Pure-rotational H2 thermometry by ultrabroadband coherent anti-stokes Raman spectroscopy

Coherent anti-Stokes Raman spectroscopy (CARS) is a sensitive technique for probing highly luminous flames in combustion applications to determine temperatures and species concentrations. CARS thermometry has been demonstrated for the vibrational Q-branch and pure-rotational S-branch of several small molecules. Practical advantages of pure-rotational CARS, such as multi-species detection, reduction of coherent line mixing and collisional narrowing even at high pressures, and the potential for more precise thermometry, have motivated experimental and theoretical advances in S-branch CARS of nitrogen (N-2), for example, which is a dominant species in air-fed combustion processes. Although hydrogen (H-2) is of interest given its prevalence as a reactant and product in many gas-phase reactions, laser bandwidth limitations have precluded the extension of CARS thermometry to the H-2 S-branch. We demonstrate H-2 thermometry using hybrid femtosecond/picosecond pure-rotational CARS, in which a broadband pump/Stokes pulse enables simultaneous excitation of the set of H-2 S-branch transitions populated at flame temperatures over the spectral region of 0-2200 cm(-1).
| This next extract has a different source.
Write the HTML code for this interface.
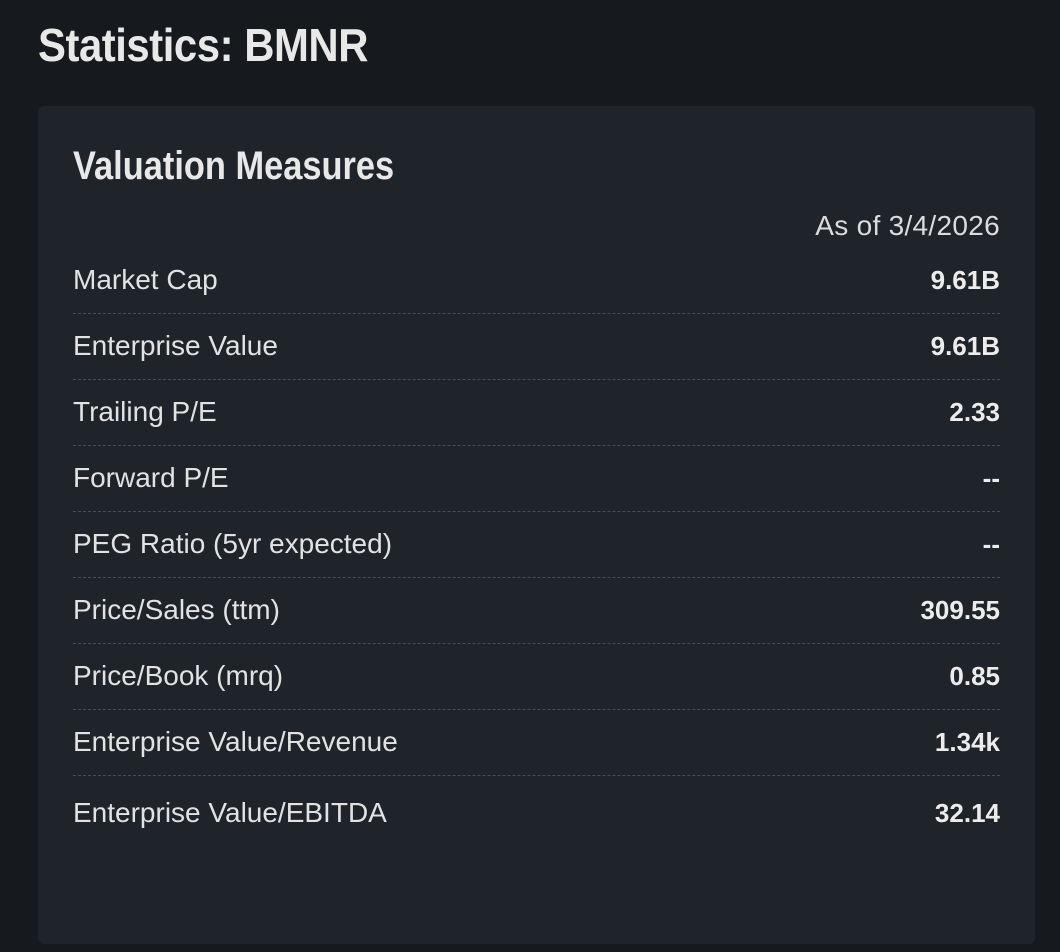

We present a pure-rotational H-2 CARS spectral model for data fitting and compare extracted temperatures to those from simultaneously collected N-2 spectra in two systems of study: a heated flow and a diffusion flame on a Wolfhard-Parker slot burner. From 300 to 650 K in the heated flow, the H-2 and N-2 CARS extracted temperatures are, on average, within 2% of the set temperature. For flame measurements, the fitted H-2 and N-2 temperatures are, on average, within 5% of each other from 300 to 1600 K. Our results confirm the viability of pure-rotational H-2 CARS thermometry for probing combustion reactions. Published by AIP Publishing.